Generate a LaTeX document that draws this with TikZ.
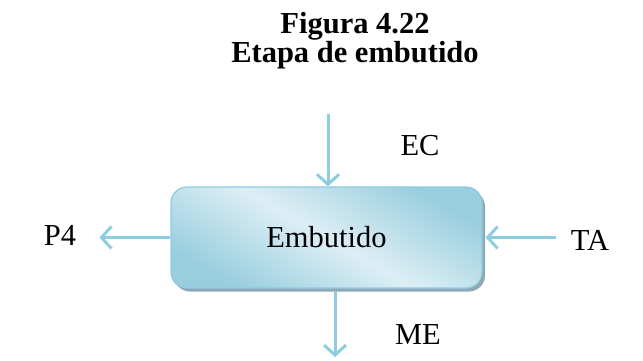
\documentclass[tikz,border=0pt]{standalone}
\usepackage{fontspec}
\setmainfont{Liberation Serif}
\usetikzlibrary{positioning,arrows.meta,shadows}
\definecolor{flowblue}{HTML}{8DCDE0}
\definecolor{boxlight}{HTML}{DDEEF5}
\definecolor{boxdark}{HTML}{98CEDE}
\definecolor{boxshadow}{HTML}{8FA9B4}
\begin{document}
\begin{tikzpicture}[x=1pt,y=1pt,
				font=\fontsize{30.5}{36}\selectfont,
				stage/.style = {rounded corners=16pt, draw=flowblue, line width=1.2pt,
					minimum width=311pt, minimum height=101pt, inner sep=0pt,
					top color=boxdark, bottom color=boxdark, middle color=boxlight, shading angle=-30,
					drop shadow={shadow xshift=3pt, shadow yshift=-3.5pt, fill=boxshadow, opacity=1}},
				flow/.style = {draw=flowblue, line width=3pt, -{Straight Barb[length=10pt,width=22pt]}},
				title/.style = {font=\fontsize{30.5}{36}\selectfont\bfseries, anchor=base}]
				\useasboundingbox (0,0) rectangle (643,360);
				
				\node[title] (fig) at (355,327) {Figura 4.22};
				\node[title] (etapa) at (355,298) {Etapa de embutido};
				
				\node[stage] (box) at (326.5,122.5) {Embutido};
				\coordinate[above=72pt of box.north, xshift=1.5pt] (ecin);
				\coordinate[xshift=1.5pt] (ecend) at (box.north);
				\coordinate[left=71pt of box.west] (p4out);
				\coordinate[right=73pt of box.east] (tain);
				\coordinate[xshift=3pt] (taend) at (box.east);
				\coordinate[below=3.5pt of box.south, xshift=8.5pt] (mestart);
				\coordinate[below=65pt of mestart] (meout);
				
				\node (ec) at (420,214) {EC};
				\node (p4) at (60,125) {P4};
				\node (ta) at (590,120) {TA};
				\node (me) at (418,25) {ME};
				
				\path[every edge/.style=flow]
				(ecin) edge (ecend)
				(box.west) edge (p4out)
				(tain) edge (taend)
				(mestart) edge (meout);
				\end{tikzpicture}
\end{document}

- _Request_
Return the full material word for word. Do not include the pictures.

- _Answer below_
Generate a LaTeX document that draws this with TikZ.
\documentclass[tikz,border=0pt]{standalone}
\usepackage{fontspec}
\setmainfont{Liberation Serif}
\usetikzlibrary{positioning,arrows.meta,shadows}
\definecolor{flowblue}{HTML}{8DCDE0}
\definecolor{boxlight}{HTML}{DDEEF5}
\definecolor{boxdark}{HTML}{98CEDE}
\definecolor{boxshadow}{HTML}{8FA9B4}
\begin{document}
\begin{tikzpicture}[x=1pt,y=1pt,
				font=\fontsize{30.5}{36}\selectfont,
				stage/.style = {rounded corners=16pt, draw=flowblue, line width=1.2pt,
					minimum width=311pt, minimum height=101pt, inner sep=0pt,
					top color=boxdark, bottom color=boxdark, middle color=boxlight, shading angle=-30,
					drop shadow={shadow xshift=3pt, shadow yshift=-3.5pt, fill=boxshadow, opacity=1}},
				flow/.style = {draw=flowblue, line width=3pt, -{Straight Barb[length=10pt,width=22pt]}},
				title/.style = {font=\fontsize{30.5}{36}\selectfont\bfseries, anchor=base}]
				\useasboundingbox (0,0) rectangle (643,360);
				
				\node[title] (fig) at (355,327) {Figura 4.22};
				\node[title] (etapa) at (355,298) {Etapa de embutido};
				
				\node[stage] (box) at (326.5,122.5) {Embutido};
				\coordinate[above=72pt of box.north, xshift=1.5pt] (ecin);
				\coordinate[xshift=1.5pt] (ecend) at (box.north);
				\coordinate[left=71pt of box.west] (p4out);
				\coordinate[right=73pt of box.east] (tain);
				\coordinate[xshift=3pt] (taend) at (box.east);
				\coordinate[below=3.5pt of box.south, xshift=8.5pt] (mestart);
				\coordinate[below=65pt of mestart] (meout);
				
				\node (ec) at (420,214) {EC};
				\node (p4) at (60,125) {P4};
				\node (ta) at (590,120) {TA};
				\node (me) at (418,25) {ME};
				
				\path[every edge/.style=flow]
				(ecin) edge (ecend)
				(box.west) edge (p4out)
				(tain) edge (taend)
				(mestart) edge (meout);
				\end{tikzpicture}
\end{document}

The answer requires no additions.